La Fabrique d’Un Anticolonialisme d’Etat. La Mise à Distance Du Passé Colonial Dans La Politique Étrangère Belge (1990-2002)
La Fabrique d’Un Anticolonialisme d’Etat. La Mise à Distance Du Passé Colonial Dans La Politique Étrangère Belge (1990-2002)
Thursday, 10 July 2025: 14:00
Location: FSE008 (Faculty of Education Sciences (FSE))
Oral Presentation
En 2002, le ministre belge des Affaires étrangères reconnaît la « responsabilité morale » de la Belgique dans l’assassinat de Patrice Lumumba et présente, au nom du gouvernement, des excuses officielles à la République Démocratique du Congo. La coalition libérale au pouvoir – engagée dans une double stratégie de mise à distance du passé colonial et de modernisation de sa diplomatie à l’égard des pays d’Afrique centrale – a décidé deux ans plus tôt de mettre en place une commission d’enquête parlementaire chargée d’étudier ce crime fameux de l’histoire postcoloniale belgo-congolaise, afin de favoriser un rapprochement avec le nouveau président du pays, Laurent-Désiré Kabila. Cet acte de reconnaissance est l’aboutissement d’un double processus de fond qui anime le champ du pouvoir belge depuis plus d’une décennie : (1) la préoccupation croissante de contourner les accusations de néocolonialisme afin de préserver des liens économiques et politiques privilégiés avec la RDC, le Rwanda et le Burundi, ses anciennes colonies ; (2) une « intégration logique et morale », paradoxale et problématique à bien des égards, de la critique anticolonialiste par les élites politiques et administratives belges.
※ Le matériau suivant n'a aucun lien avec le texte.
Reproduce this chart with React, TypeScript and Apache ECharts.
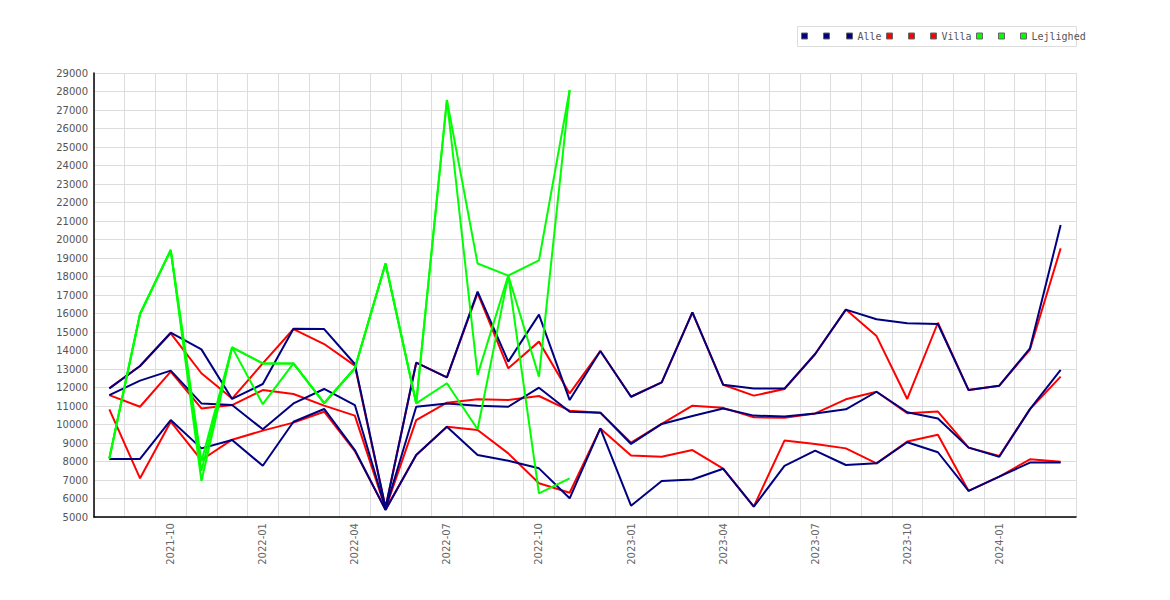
import React, { useEffect, useRef } from "react";
import * as echarts from "echarts";

const months = [
  "2021-08", "2021-09", "2021-10", "2021-11", "2021-12",
  "2022-01", "2022-02", "2022-03", "2022-04", "2022-05", "2022-06",
  "2022-07", "2022-08", "2022-09", "2022-10", "2022-11", "2022-12",
  "2023-01", "2023-02", "2023-03", "2023-04", "2023-05", "2023-06",
  "2023-07", "2023-08", "2023-09", "2023-10", "2023-11", "2023-12",
  "2024-01", "2024-02", "2024-03",
];

const alleHigh = [11950, 13160, 14960, 14060, 11380, 12190, 15180, 15160, 13270, 5500, 13340, 12550, 17180, 13400, 15940, 11320, 13970, 11500, 12280, 16060, 12150, 11940, 11940, 13810, 16210, 15690, 15470, 15430, 11860, 12100, 14120, 20780];
const alleMid = [11590, 12370, 12910, 11140, 11050, 9740, 11140, 11920, 11050, 5450, 10960, 11140, 11020, 10960, 11990, 10690, 10640, 8950, 10030, 10460, 10870, 10480, 10430, 10600, 10820, 11770, 10660, 10320, 8750, 8260, 10830, 12950];
const alleLow = [8140, 8140, 10240, 8710, 9160, 7770, 10150, 10840, 8620, 5380, 8350, 9880, 8350, 8045, 7630, 6010, 9790, 5610, 6950, 7030, 7610, 5560, 7760, 8590, 7810, 7900, 9040, 8500, 6410, 7180, 7940, 7940];

const villaHigh = [11950, 13160, 14930, 12770, 11400, 13300, 15160, 14350, 13180, 5500, 13340, 12550, 17100, 13040, 14480, 11680, 13970, 11500, 12280, 16060, 12150, 11560, 11920, 13810, 16210, 14780, 11380, 15500, 11860, 12100, 14050, 19520];
const villaMid = [11590, 10960, 12860, 10870, 11050, 11860, 11650, 11020, 10480, 5450, 10240, 11180, 11360, 11330, 11540, 10750, 10640, 9020, 10030, 11020, 10900, 10390, 10370, 10600, 11360, 11770, 10610, 10700, 8750, 8300, 10830, 12590];
const villaLow = [10820, 7090, 10150, 8080, 9180, 9670, 10100, 10690, 8560, 5400, 8350, 9880, 9700, 8440, 6820, 6310, 9790, 8320, 8260, 8620, 7620, 5560, 9130, 8950, 8710, 7900, 9080, 9450, 6410, 7180, 8120, 7990];

const lejlLow = [8170, 15970, 19430, 6950, 14170, 11100, 13300, 11150, 13040, 18700, 11140, 12230, 9740, 18050, 6280, 7090, null, null, null, null, null, null, null, null, null, null, null, null, null, null, null, null];
const lejlMid = [8170, 15970, 19430, 7500, 14170, 13300, 13300, 11150, 13040, 18700, 11140, 27540, 12680, 18050, 12590, 28080, null, null, null, null, null, null, null, null, null, null, null, null, null, null, null, null];
const lejlHigh = [8170, 15970, 19430, 8000, 14170, 13300, 13300, 11150, 13040, 18700, 11140, 27540, 18700, 18050, 18870, 28080, null, null, null, null, null, null, null, null, null, null, null, null, null, null, null, null];

const seriesNames = ["a1", "a2", "Alle", "v1", "v2", "Villa", "l1", "l2", "Lejlighed"];
const legendLabels = [" ", " ", "Alle", " ", " ", "Villa", " ", " ", "Lejlighed"];
const legendX = [801, 823, 846, 886, 908, 930, 976, 998, 1020];

const NAVY = "#000080";
const RED = "#ff0000";
const GREEN = "#00ff00";

function mkSeries(name: string, data: (number | null)[], color: string, z: number) {
  return {
    name,
    type: "line",
    data,
    showSymbol: false,
    symbol: "rect",
    symbolSize: 6,
    color,
    z,
    lineStyle: { color, width: 2 },
    itemStyle: { color, borderColor: "#666", borderWidth: 1 },
    emphasis: { disabled: true },
  };
}

export default function App() {
  const ref = useRef<HTMLDivElement>(null);
  useEffect(() => {
    if (!ref.current) return;
    const chart = echarts.init(ref.current, null, { renderer: "svg" });
    const legends = seriesNames.map((name, i) => ({
      data: [name],
      left: legendX[i],
      top: 31,
      padding: 0,
      itemWidth: 6,
      itemHeight: 6,
      itemGap: 0,
      icon: "rect",
      selectedMode: false,
      formatter: () => legendLabels[i],
      itemStyle: { borderColor: "#666", borderWidth: 1 },
      textStyle: { fontFamily: "DejaVu Sans Mono", fontSize: 10, color: "#555" },
    }));
    chart.setOption({
      animation: false,
      backgroundColor: "#ffffff",
      grid: { left: 94, right: 94, top: 73, bottom: 83, containLabel: false },
      legend: legends,
      graphic: [
        {
          type: "rect",
          shape: { x: 797.5, y: 26.5, width: 279, height: 20 },
          style: { fill: "none", stroke: "#dddddd", lineWidth: 1 },
          z: -1,
        },
      ],
      xAxis: {
        type: "category",
        data: months,
        boundaryGap: true,
        axisLine: { show: true, lineStyle: { color: "#000", width: 1.5 } },
        axisTick: { show: false },
        splitLine: { show: true, interval: 0, lineStyle: { color: "#dddddd", width: 1 } },
        axisLabel: {
          interval: (idx: number) => idx % 3 === 2,
          rotate: 90,
          margin: 6,
          fontFamily: "DejaVu Sans",
          fontSize: 10,
          color: "#666",
        },
      },
      yAxis: {
        type: "value",
        min: 5000,
        max: 29000,
        interval: 1000,
        axisLine: { show: true, lineStyle: { color: "#000", width: 1.5 } },
        axisTick: { show: false },
        splitLine: { show: true, lineStyle: { color: "#dddddd", width: 1 } },
        axisLabel: {
          margin: 6,
          fontFamily: "DejaVu Sans",
          fontSize: 10,
          color: "#555",
          formatter: (v: number) => String(v),
        },
      },
      series: [
        mkSeries("a1", alleLow, NAVY, 4),
        mkSeries("a2", alleMid, NAVY, 4),
        mkSeries("Alle", alleHigh, NAVY, 4),
        mkSeries("v1", villaLow, RED, 3),
        mkSeries("v2", villaMid, RED, 3),
        mkSeries("Villa", villaHigh, RED, 3),
        mkSeries("l1", lejlLow, GREEN, 5),
        mkSeries("l2", lejlMid, GREEN, 5),
        mkSeries("Lejlighed", lejlHigh, GREEN, 5),
      ],
    });
    return () => chart.dispose();
  }, []);
  return (
    <div
      ref={ref}
      style={{ position: "absolute", left: 0, top: 0, width: 1170, height: 600 }}
    />
  );
}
Sur base d’entretiens et d’archives inédites du parti libéral belge couvrant la décennie 1990 – un parti historiquement proche des milieux d’affaires, et, à ce titre, particulièrement investi dans ce travail de préservation de ces relations postcoloniales – cette intervention voudrait retracer la sociogenèse de cette mutation du discours diplomatique belge à l’endroit des pays d’Afrique centrale et le rôle décisif joué par ce parti dans la fabrique de ce nouveau discours d’Etat. On tentera notamment de montrer comment ce néocolonialisme progressiste, ou cet anticolonialisme d’Etat, relève à la fois d’une forme spécifique « d’ignorance blanche » et d’une appréhension cynique et ordinaire de la compétition géopolitique.